There is a well defined track and official PROW footpath leading from the leat right back to Postbridge and this was to be our route back to our destination.
Not far beyond the leat there was a stream running down into the East Dart which was a little more difficult to cross without dipping the boots into the water.
Once across that, I made my way east for a hundred yards and waited for the rest of the group to appear from their stroll along high above the river along the side of Braddon Leat.
We stopped for an afternoon break before the final 0.8 mile back along the right of way and into the Postbridge car park.
The track led south east along the side of a very old iron age settlement, Roundy Park settlement on the map.

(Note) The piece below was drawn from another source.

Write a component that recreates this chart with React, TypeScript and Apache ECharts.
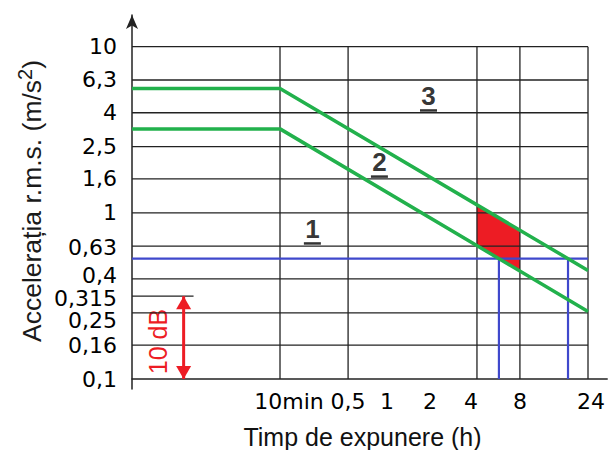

Before long we came to a gate leading off the moor and through enclosed land for the few hundred yards back to the car park.
The track here is very well defined and there are at least four mini clapper bridges over little streams leading down to the the river. I sometimes wonder just how many of these small streams there are feeding into the West and East Dart to swell it to the wide river it becomes as it leaves the moor.
Along the path and we could see a building off to our left and the cars in the car park just beyond the building.
There was a little track leading off the right of way directly into the car park; we had set off at 10.35 AM and arrived at our target of Postbridge at just gone 3.30 PM.
It had been a good walk, and yes it was nice to do a linear one. I could get in my car immediately and drive the others back to their cars at Postbridge, the bus passengers had to wait for the 4.20 PM bus.
This was no big deal though since there is a Dartmoor National Parks information centres at Postbridge and also a little cafe a short distance out of the car park before the large and beautiful clapper bridge over the river.
By car, Postbridge is only 30 to 40 minutes drive from Plymouth and by bus only an hour.
For those contemplating the walk at another time I'm reliably informed the return bus fare is only £3 and in the summer the bus out leaves Bretonside, Plymouth at 9.20 ish and returns from Postbridge at 2.20 and 4.20 PM.